Au sein de la section lausannoise de Pro Vélo, on défend la pérennisation de ces nouveaux aménagements. Tout en estimant qu’il faut aller encore plus loin: «La situation n’est pas encore idéale et le potentiel est encore grand pour atteindre les objectifs du plan climat de la Ville de Lausanne, note Luca Meylan, secrétaire général de l’association faîtière de défense des intérêts des cyclistes. Plus de cyclistes, c’est aussi moins de voitures et donc plus de fluidité dans le trafic.» En théorie, car dans la pratique c’est plus compliqué comme le précise Xavier de Haller, vice-président de la section vaudoise de l’Automobile Club de Suisse: «Il apparaît que le taux de report sur le vélo a atteint son maximum, selon nos sources. Parmi les différentes manières de réorganiser la chaussée, la Municipalité a systématiquement opté pour la suppression d’espaces dévolus aux véhicules ou de places de parc. Les habitants doivent donc chercher plus longtemps une place de parc, ce qui génère du bruit et de la pollution.» Et Christophe Andreae, président de la Société de développement des intérêts d’Ouchy (SDIO), de conclure: «C’est la question de la poule et de l’œuf, sans pistes cyclables, pas de cyclistes. Je pense plutôt qu’il faut attendre d’avoir des cyclistes avant de mettre de telles pistes.»
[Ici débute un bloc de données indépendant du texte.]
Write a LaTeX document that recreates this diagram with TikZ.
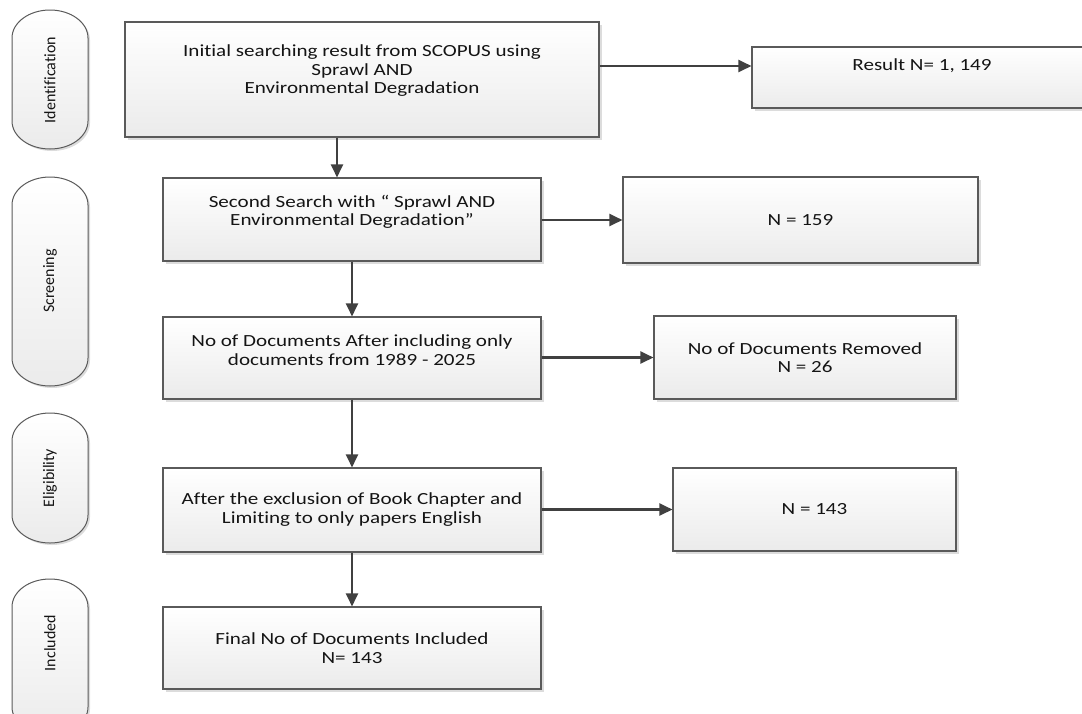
\documentclass[tikz,border=0pt]{standalone}
\usepackage{fontspec}
\setmainfont{Carlito}[RawFeature=-liga]
\newfontfamily\boxfont{Carlito}[FakeStretch=1.24,RawFeature=-liga]
\usetikzlibrary{arrows.meta,shadows}
\definecolor{edgec}{HTML}{5A5A5A}
\definecolor{arrowc}{HTML}{404040}
\definecolor{shadec}{HTML}{EBEBEB}
\definecolor{shadowc}{HTML}{DCDCDC}
\definecolor{textc}{HTML}{141414}
\tikzset{
  box/.style={draw=edgec, line width=1.1pt, top color=white, bottom color=shadec,
    rectangle, inner sep=0pt,
    drop shadow={shadow xshift=3pt, shadow yshift=-3pt, fill=shadowc, opacity=1}},
  txt/.style={font=\boxfont\fontsize{17}{18.5}\selectfont, align=center, text=textc, inner sep=0pt},
  stxt/.style={font=\fontsize{16}{18}\selectfont, rotate=90, text=textc, inner sep=0pt},
  stagebox/.style={draw=edgec, line width=1pt, top color=white, bottom color=shadec,
    drop shadow={shadow xshift=2pt, shadow yshift=-2pt, fill=shadowc, opacity=1}},
  arr/.style={draw=arrowc, line width=2.2pt, -{Triangle[length=13pt,width=12pt]}},
}
\newcommand{\stageshape}[2]{%
  \path[stagebox] (12,#1+28) arc[start angle=180,end angle=360,x radius=38,y radius=28]
    -- (88,#2-28) arc[start angle=0,end angle=180,x radius=38,y radius=28] -- cycle;}
\begin{document}
\begin{tikzpicture}[x=1pt,y=-1pt]
\useasboundingbox (0,0) rectangle (1082,713);
\clip (0,0) rectangle (1082,713);
% stage labels
\stageshape{10}{149}
\node[stxt] (sid) at (50,80) {Identification};
\stageshape{177}{386}
\node[stxt] (sscr) at (50,281) {Screening};
\stageshape{413}{543}
\node[stxt] (selig) at (50,478) {Eligibility};
\stageshape{579}{735}
\node[stxt] (sinc) at (50,643) {Included};
% main boxes
\node[box, minimum width=474pt, minimum height=115pt] (b1) at (362,79.5) {};
\node[txt] (t1) at (362,71) {Initial searching result from SCOPUS using\\Sprawl AND\\Environmental Degradation};
\node[box, minimum width=378pt, minimum height=83pt] (b2) at (352,219.5) {};
\node[txt] (t2) at (352,212) {Second Search with “ Sprawl AND\\Environmental Degradation”};
\node[box, minimum width=378pt, minimum height=82pt] (b3) at (352,358) {};
\node[txt] (t3) at (352,350) {No of Documents After including only\\documents from 1989 - 2025};
\node[box, minimum width=378pt, minimum height=84pt] (b4) at (352,510) {};
\node[txt] (t4) at (352,509.5) {After the exclusion of Book Chapter and\\Limiting to only papers English};
\node[box, minimum width=378pt, minimum height=82pt] (b5) at (352,648) {};
\node[txt] (t5) at (352,648) {Final No of Documents Included\\N= 143};
% side boxes
\node[box, minimum width=340pt, minimum height=61pt] (r1) at (922,77.5) {};
\node[txt] (rt1) at (922,66) {Result N= 1, 149};
\node[box, minimum width=355pt, minimum height=86pt] (r2) at (800.5,220) {};
\node[txt] (rt2) at (800.5,220) {N = 159};
\node[box, minimum width=302pt, minimum height=83pt] (r3) at (805,357.5) {};
\node[txt] (rt3) at (805,357.5) {No of Documents Removed\\N = 26};
\node[box, minimum width=283pt, minimum height=83pt] (r4) at (814.5,509.5) {};
\node[txt] (rt4) at (814.5,509.5) {N = 143};
% connectors
\coordinate (c12) at (337,0);
\draw[arr] (b1.south -| c12) -- (b2.north -| c12);
\draw[arr] (b2.south) -- (b3.north);
\draw[arr] (b3.south) -- (b4.north);
\draw[arr] (b4.south) -- (b5.north);
\draw[arr] (b1.east |- rt1) -- (r1.west |- rt1);
\draw[arr] (b2.east |- r2) -- (r2.west);
\draw[arr] (b3.east |- r3) -- (r3.west);
\draw[arr] (b4.east |- r4) -- (r4.west);
\end{tikzpicture}
\end{document}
Nouveaux aménagements en vue

D’ici à la fin de cet été, les adeptes de la petite reine auront droit à une nouvelle bande cyclable à la route du Pavement. Quant au quartier de Villamont et sa future zone 30, ils verront leurs rues à sens unique ouvertes aux cyclistes à contresens. En effet, le paquet de mesures comprend également la mise en place de zones modérées. Une modération qui sera également appliquée au chemin du Reposoir où la vitesse sera prochainement limitée à 30km/h. A noter que ces aménagements entraîneront la suppression d’une centaine de places de stationnement pour les voitures. FB

La politique sans l’idéologie, l'éditorial de Fabio Bonavita

Tout le monde s’accorde sur un point, Lausanne a besoin de pistes cyclables adaptées aux nouvelles pratiques en matière de mobilité douce. Une mobilité garantissant aux cyclistes comme aux autres usagers de la route une sécurité essentielle dans leurs déplacements.

Très bien, mais en multipliant les bandes cyclables géantes lors du premier déconfinement de l’an dernier, la Municipalité est allée au-delà. Elle a tenté un passage en force. Avec la volonté affichée de démontrer que le vélo avait désormais sa place au même titre que la voiture. Force est de constater que c’est un échec cuisant. Pire, une source de divisions et de tensions entre les divers usagers. Ces derniers se retrouvent contraints de choisir leur camp. Celui des adeptes de la petite reine ou l’autre, diabolisé, des automobilistes.

Une opposition qui n’existe que dans l’esprit de certains écologistes déconnectés de la réalité. Car, dans la pratique, nombreux sont ceux qui utilisent leur automobile la semaine, puis leur bicyclette le weekend. Ou passent volontiers d’un mode de transport à l’autre selon la météo ou l’envie. Que dire des travailleurs qui habitent dans les communes voisines de Lausanne? Sont-ils coupables d’avoir fait le choix d’un logement moins onéreux? Eux ne peuvent pas venir au travail en sifflotant sur leur vélo.

Autant de raisons qui confirment les limites d’une politique ne privilégiant qu’un seul mode de transport. Ce jusqu’au-boutisme écologique doit donc cesser. Pour assurer une certaine fluidité du trafic, mais aussi et surtout pour garantir à chacun la liberté de se déplacer comme bon lui semble. La politique est noble seulement quand elle ne se limite pas à de la pure idéologie.